Saturday morning. The doorbell rings. It’s a large and merry band of religious proselytizers! They implore my kind, yet Jewish, husband to accept Jesus, but he politely demurs. Then they stand outside our window and jabber at each other about Jesus, and how great it is to love Jesus, and oh, Jesus Jesus Jesus, if he were there right then they’d want to give him a GREAT BIG HUG because they love him THAT MUCH. Now, seeing as how they’re leaning against our window and talking so loudly they might as well come on in, pour themselves some coffee, and wrench our unholy bagels right out of our blasphemous hands, I have the nerve to ask them if they might leave. I heretically lean toward the window and godlessly ask, “Do you think you could walk away now?”
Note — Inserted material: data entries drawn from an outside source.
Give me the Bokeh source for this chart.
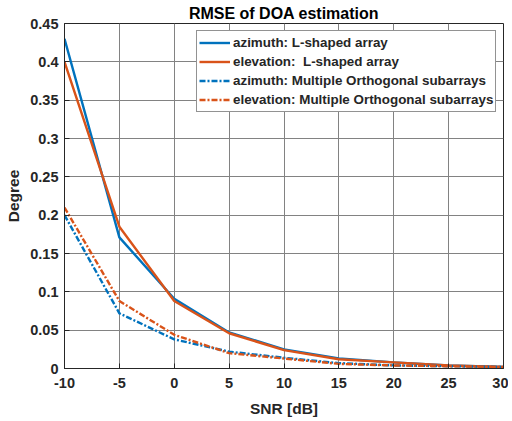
from bokeh.plotting import figure
from bokeh.embed import file_html
from bokeh.resources import INLINE
from bokeh.models import Legend, LegendItem, FixedTicker, Range1d

snr = [-10, -5, 0, 5, 10, 15, 20, 25, 30]
az_L = [0.430, 0.171, 0.091, 0.047, 0.025, 0.013, 0.008, 0.004, 0.002]
el_L = [0.400, 0.185, 0.088, 0.046, 0.024, 0.012, 0.008, 0.004, 0.002]
az_MO = [0.200, 0.072, 0.038, 0.022, 0.014, 0.007, 0.004, 0.003, 0.002]
el_MO = [0.210, 0.088, 0.044, 0.020, 0.013, 0.006, 0.004, 0.003, 0.002]

x_ticks = [-10, -5, 0, 5, 10, 15, 20, 25, 30]
x_labels = {-10: "-10", -5: "-5", 0: "0", 5: "5", 10: "10", 15: "15", 20: "20", 25: "25", 30: "30"}
y_ticks = [0, 0.05, 0.1, 0.15, 0.2, 0.25, 0.3, 0.35, 0.4, 0.45]
y_labels = {0: "0", 0.05: "0.05", 0.1: "0.1", 0.15: "0.15", 0.2: "0.2", 0.25: "0.25",
            0.3: "0.3", 0.35: "0.35", 0.4: "0.4", 0.45: "0.45"}

BLUE = "#0072BD"
ORANGE = "#D95319"
FONT = "Liberation Sans"
TXT = "#262626"

p = figure(width=508, height=419, output_backend="svg", toolbar_location=None,
           x_range=Range1d(-10, 30), y_range=Range1d(0, 0.45),
           min_border_left=64, min_border_right=5, min_border_bottom=50, min_border_top=23)

p.title.text = "RMSE of DOA estimation"
p.title.align = "center"
p.title.text_font = FONT
p.title.text_font_size = "16px"
p.title.text_font_style = "bold"
p.title.text_color = "#000000"
p.title.offset = 0
p.title.standoff = 4

p.outline_line_color = TXT
p.outline_line_width = 1

for ax in (p.xaxis[0], p.yaxis[0]):
    ax.major_label_text_font = FONT
    ax.major_label_text_font_size = "14.5px"
    ax.major_label_text_font_style = "bold"
    ax.major_label_text_color = TXT
    ax.axis_label_text_font = FONT
    ax.axis_label_text_font_size = "15.5px"
    ax.axis_label_text_font_style = "bold"
    ax.axis_label_text_color = TXT
    ax.axis_line_color = TXT
    ax.major_tick_line_color = TXT
    ax.major_tick_in = 5
    ax.major_tick_out = 0
    ax.minor_tick_line_color = None

p.xaxis.ticker = FixedTicker(ticks=x_ticks)
p.xaxis.major_label_overrides = x_labels
p.yaxis.ticker = FixedTicker(ticks=y_ticks)
p.yaxis.major_label_overrides = y_labels
p.xaxis.axis_label = "SNR [dB]"
p.yaxis.axis_label = "Degree"
p.xaxis.axis_label_standoff = 9
p.yaxis.axis_label_standoff = 5
p.xaxis.major_label_standoff = 9
p.yaxis.major_label_standoff = 6

p.grid.grid_line_color = "#828282"
p.grid.grid_line_width = 1

r1 = p.line(snr, az_L, line_color=BLUE, line_width=2.4)
r2 = p.line(snr, el_L, line_color=ORANGE, line_width=2.4)
r3 = p.line(snr, az_MO, line_color=BLUE, line_width=2.4, line_dash="6 2 2 2")
r4 = p.line(snr, el_MO, line_color=ORANGE, line_width=2.4, line_dash="6 2 2 2")

legend = Legend(items=[
    LegendItem(label="azimuth: L-shaped array", renderers=[r1]),
    LegendItem(label="elevation:  L-shaped array", renderers=[r2]),
    LegendItem(label="azimuth: Multiple Orthogonal subarrays", renderers=[r3]),
    LegendItem(label="elevation: Multiple Orthogonal subarrays", renderers=[r4]),
], location=(132, 256))
legend.margin = 0
legend.padding = 2
legend.spacing = 0
legend.glyph_width = 31
legend.glyph_height = 19
legend.label_height = 19
legend.label_standoff = 3
legend.label_text_font = FONT
legend.label_text_font_size = "13.4px"
legend.label_text_font_style = "bold"
legend.label_text_color = TXT
legend.border_line_color = TXT
legend.border_line_width = 1
legend.background_fill_color = "white"
legend.background_fill_alpha = 1
p.add_layout(legend)

open("out.html", "w").write(file_html(p, INLINE))
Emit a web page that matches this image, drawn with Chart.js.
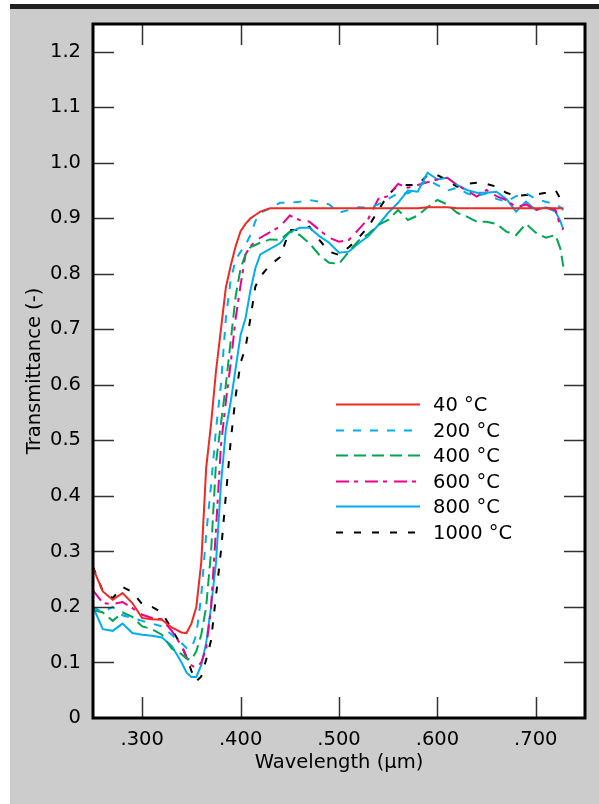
<!DOCTYPE html>
<html>
<head>
<meta charset="utf-8">
<title>Transmittance vs wavelength</title>
<script src="https://cdn.jsdelivr.net/npm/chart.js@4.4.1/dist/chart.umd.min.js"></script>
<style>
  html, body { margin: 0; padding: 0; background: #fff; }
  body { width: 599px; height: 804px; position: relative; overflow: hidden; }
  .rule { position: absolute; left: 10px; top: 4px; right: 0; height: 5px; background: #231f20; }
  .panel { position: absolute; left: 10px; top: 9px; right: 0; bottom: 0; background: #cccccc; }
  canvas { position: absolute; left: 0; top: 0; }
</style>
</head>
<body>
<div class="rule"></div>
<div class="panel"></div>
<canvas id="transmittance" width="599" height="804"></canvas>
<script>
// wavelength grid in µm (finer steps through the absorption edge)
const wavelength = [
  0.25, 0.26, 0.27, 0.28, 0.29, 0.30, 0.31, 0.32, 0.33, 0.34,
  0.345, 0.35, 0.355, 0.36, 0.365, 0.37, 0.375, 0.38, 0.385, 0.39,
  0.395, 0.40, 0.405, 0.41, 0.415, 0.42, 0.43, 0.44, 0.45, 0.46,
  0.47, 0.48, 0.49, 0.50, 0.51, 0.52, 0.53, 0.54, 0.55, 0.56,
  0.57, 0.58, 0.59, 0.60, 0.61, 0.62, 0.63, 0.64, 0.65, 0.66,
  0.67, 0.68, 0.69, 0.70, 0.71, 0.72, 0.725, 0.728
];

const t40 = [
  0.270, 0.228, 0.213, 0.225, 0.207, 0.180, 0.178, 0.177, 0.163, 0.154,
  0.153, 0.170, 0.200, 0.280, 0.450, 0.530, 0.625, 0.700, 0.775, 0.815,
  0.850, 0.877, 0.890, 0.900, 0.906, 0.912, 0.918, 0.918, 0.918, 0.918,
  0.918, 0.918, 0.918, 0.918, 0.918, 0.918, 0.918, 0.918, 0.918, 0.918,
  0.918, 0.918, 0.920, 0.920, 0.920, 0.918, 0.918, 0.918, 0.918, 0.918,
  0.918, 0.918, 0.918, 0.918, 0.918, 0.918, 0.918, 0.918
];

const t200 = [
  0.200, 0.190, 0.200, 0.185, 0.180, 0.175, 0.170, 0.165, 0.150, 0.135,
  0.126, 0.125, 0.150, 0.220, 0.330, 0.420, 0.520, 0.600, 0.720, 0.790,
  0.825, 0.840, 0.852, 0.870, 0.895, 0.910, 0.918, 0.928, 0.928, 0.930,
  0.933, 0.930, 0.925, 0.910, 0.915, 0.920, 0.919, 0.925, 0.935, 0.945,
  0.945, 0.955, 0.970, 0.960, 0.950, 0.955, 0.945, 0.940, 0.945, 0.935,
  0.930, 0.940, 0.945, 0.935, 0.930, 0.925, 0.920, 0.915
];

const t400 = [
  0.195, 0.190, 0.175, 0.190, 0.182, 0.165, 0.160, 0.150, 0.125, 0.115,
  0.107, 0.105, 0.120, 0.150, 0.200, 0.300, 0.460, 0.530, 0.600, 0.680,
  0.760, 0.810, 0.835, 0.848, 0.852, 0.856, 0.862, 0.861, 0.876, 0.870,
  0.855, 0.834, 0.820, 0.818, 0.840, 0.860, 0.872, 0.888, 0.897, 0.915,
  0.897, 0.905, 0.920, 0.933, 0.925, 0.910, 0.903, 0.894, 0.894, 0.890,
  0.876, 0.870, 0.890, 0.874, 0.865, 0.870, 0.845, 0.813
];

const t600 = [
  0.230, 0.207, 0.205, 0.209, 0.198, 0.186, 0.180, 0.178, 0.157, 0.130,
  0.110, 0.095, 0.090, 0.100, 0.125, 0.200, 0.340, 0.490, 0.570, 0.640,
  0.720, 0.780, 0.835, 0.850, 0.858, 0.865, 0.875, 0.885, 0.905, 0.897,
  0.894, 0.879, 0.865, 0.858, 0.861, 0.880, 0.900, 0.935, 0.940, 0.962,
  0.955, 0.960, 0.965, 0.970, 0.973, 0.960, 0.950, 0.939, 0.951, 0.940,
  0.933, 0.920, 0.925, 0.915, 0.920, 0.915, 0.885, 0.880
];

const t800 = [
  0.200, 0.160, 0.157, 0.170, 0.153, 0.150, 0.148, 0.145, 0.130, 0.100,
  0.082, 0.074, 0.074, 0.095, 0.135, 0.200, 0.280, 0.420, 0.520, 0.570,
  0.630, 0.690, 0.720, 0.770, 0.810, 0.835, 0.845, 0.855, 0.875, 0.883,
  0.883, 0.868, 0.856, 0.838, 0.840, 0.855, 0.868, 0.888, 0.910, 0.928,
  0.950, 0.948, 0.982, 0.970, 0.973, 0.960, 0.951, 0.946, 0.946, 0.948,
  0.935, 0.912, 0.930, 0.915, 0.920, 0.912, 0.895, 0.880
];

const t1000 = [
  0.272, 0.228, 0.216, 0.236, 0.227, 0.205, 0.200, 0.190, 0.160, 0.130,
  0.110, 0.085, 0.066, 0.075, 0.105, 0.140, 0.220, 0.300, 0.400, 0.500,
  0.580, 0.640, 0.667, 0.720, 0.777, 0.795, 0.816, 0.830, 0.879, 0.879,
  0.885, 0.861, 0.840, 0.834, 0.848, 0.865, 0.885, 0.915, 0.942, 0.960,
  0.960, 0.960, 0.978, 0.978, 0.968, 0.957, 0.962, 0.964, 0.962, 0.957,
  0.946, 0.940, 0.942, 0.943, 0.946, 0.951, 0.935, 0.930
];

const seriesLabels = ["40 °C", "200 °C", "400 °C", "600 °C", "800 °C", "1000 °C"];
const xTicks = [0.3, 0.4, 0.5, 0.6, 0.7];
const yTicks = [0, 0.1, 0.2, 0.3, 0.4, 0.5, 0.6, 0.7, 0.8, 0.9, 1.0, 1.1, 1.2];

const FONT = { family: "'DejaVu Sans', sans-serif", size: 19.5 };

function points(values) {
  return wavelength.map((w, i) => ({ x: w, y: values[i] }));
}

function line(label, values, color, dash) {
  return {
    label: label,
    data: points(values),
    borderColor: color,
    borderWidth: 2,
    borderDash: dash,
    pointRadius: 0,
    tension: 0,
    fill: false,
  };
}

// white plot area, inward tick marks on all four sides, heavy frame, legend block
const framePlugin = {
  id: "frame",
  beforeDraw(chart) {
    const { ctx, chartArea: a } = chart;
    ctx.save();
    ctx.fillStyle = "#fff";
    ctx.fillRect(a.left, a.top, a.right - a.left, a.bottom - a.top);
    ctx.restore();
  },
  afterDatasetsDraw(chart) {
    const { ctx, chartArea: a, scales } = chart;
    const len = 21;
    ctx.save();
    ctx.strokeStyle = "#333";
    ctx.lineWidth = 1.5;
    ctx.beginPath();
    xTicks.forEach((v) => {
      const px = Math.round(scales.x.getPixelForValue(v)) + 0.5;
      ctx.moveTo(px, a.top);
      ctx.lineTo(px, a.top + len);
      ctx.moveTo(px, a.bottom);
      ctx.lineTo(px, a.bottom - len);
    });
    yTicks.forEach((v) => {
      if (v === 0) return;
      const py = Math.round(scales.y.getPixelForValue(v)) + 0.5;
      ctx.moveTo(a.left, py);
      ctx.lineTo(a.left + len, py);
      ctx.moveTo(a.right, py);
      ctx.lineTo(a.right - len, py);
    });
    ctx.stroke();

    ctx.strokeStyle = "#000";
    ctx.lineWidth = 3;
    ctx.strokeRect(a.left, a.top, a.right - a.left, a.bottom - a.top);

    // legend
    const x0 = 336, x1 = 420, tx = 433, y0 = 404, gap = 25.5;
    ctx.font = FONT.size + "px " + FONT.family;
    ctx.textBaseline = "middle";
    ctx.textAlign = "left";
    chart.data.datasets.forEach((ds, i) => {
      const y = Math.round(y0 + i * gap) + 0.5;
      ctx.strokeStyle = ds.borderColor;
      ctx.lineWidth = 2;
      ctx.setLineDash(ds.borderDash || []);
      ctx.beginPath();
      ctx.moveTo(x0, y);
      ctx.lineTo(x1, y);
      ctx.stroke();
      ctx.setLineDash([]);
      ctx.fillStyle = "#000";
      ctx.fillText(ds.label, tx, y + 1);
    });
    ctx.restore();
  },
};

Chart.defaults.color = "#000";

new Chart(document.getElementById("transmittance"), {
  type: "line",
  data: {
    datasets: [
      line(seriesLabels[0], t40, "#ee2a24", []),
      line(seriesLabels[1], t200, "#00aeef", [8, 9]),
      line(seriesLabels[2], t400, "#00a651", [12, 6]),
      line(seriesLabels[3], t600, "#ec008c", [13, 5, 4, 7]),
      line(seriesLabels[4], t800, "#00aeef", []),
      line(seriesLabels[5], t1000, "#000000", [7, 11]),
    ],
  },
  options: {
    responsive: false,
    animation: false,
    devicePixelRatio: 1,
    layout: { padding: { top: 24, right: 14, left: 0, bottom: 0 } },
    plugins: {
      legend: { display: false },
      tooltip: { enabled: false },
    },
    scales: {
      x: {
        type: "linear",
        min: 0.25,
        max: 0.75,
        afterBuildTicks: (scale) => {
          scale.ticks = xTicks.map((v) => ({ value: v }));
        },
        afterFit: (scale) => {
          scale.height = 86;
        },
        grid: { display: false, drawTicks: false },
        border: { display: false },
        ticks: {
          font: FONT,
          padding: 10,
          autoSkip: false,
          maxRotation: 0,
          callback: (v) => "." + Math.round(v * 1000),
        },
        title: {
          display: true,
          text: "Wavelength (μm)",
          font: FONT,
          padding: { top: 0, bottom: 29 },
        },
      },
      y: {
        min: 0,
        max: 1.25,
        afterBuildTicks: (scale) => {
          scale.ticks = yTicks.map((v) => ({ value: v }));
        },
        afterFit: (scale) => {
          scale.width = 93;
        },
        grid: { display: false, drawTicks: false },
        border: { display: false },
        ticks: {
          font: FONT,
          padding: 12,
          autoSkip: false,
          callback: (v) => (v === 0 ? "0" : v.toFixed(1)),
        },
        title: {
          display: true,
          text: "Transmittance (-)",
          font: FONT,
          padding: { top: 23, bottom: 0 },
        },
      },
    },
  },
  plugins: [framePlugin],
});
</script>
</body>
</html>
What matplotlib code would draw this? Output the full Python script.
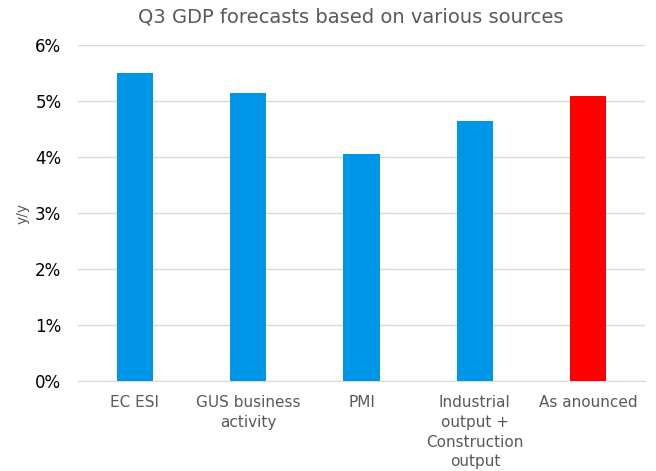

“We’re doing the Lord’s work!” one of the proselytizers exclaims. “We’re here in Christ!”

“That’s swell. But it’s time to be somewhere else in Christ,” I say (more or less; it was probably something less clever than that. But this is my blog! Here I can be clever! Hello!).

At that, there is huffing and muttering among the group, but they eventually shuffle away—about five inches. That’s five inches more than Christ would have wanted!

A few minutes later, I’m leaving my apartment, off for a few hours of (undevout) freedom from the (heathen) child, when I pass the group of proselytizers (notice how I’m subtly not mentioning their religion, so as not to alienate any readers who might share that particular faith! Do you love me? You do!), who are now standing in the middle of the sidewalk, DOING THE LORD’S WORK by blocking everyone’s path, when the woman I had verbally tussled with grabs one of the child-proselytizers by the shoulders, turns him toward me, and said, “A satan comes in many guises.”

Does anyone know what "a satan" is? I am, of course, intimately familiar with Satan, but "a" Satan? What, I'm not good enough to be the real thing? Jesus.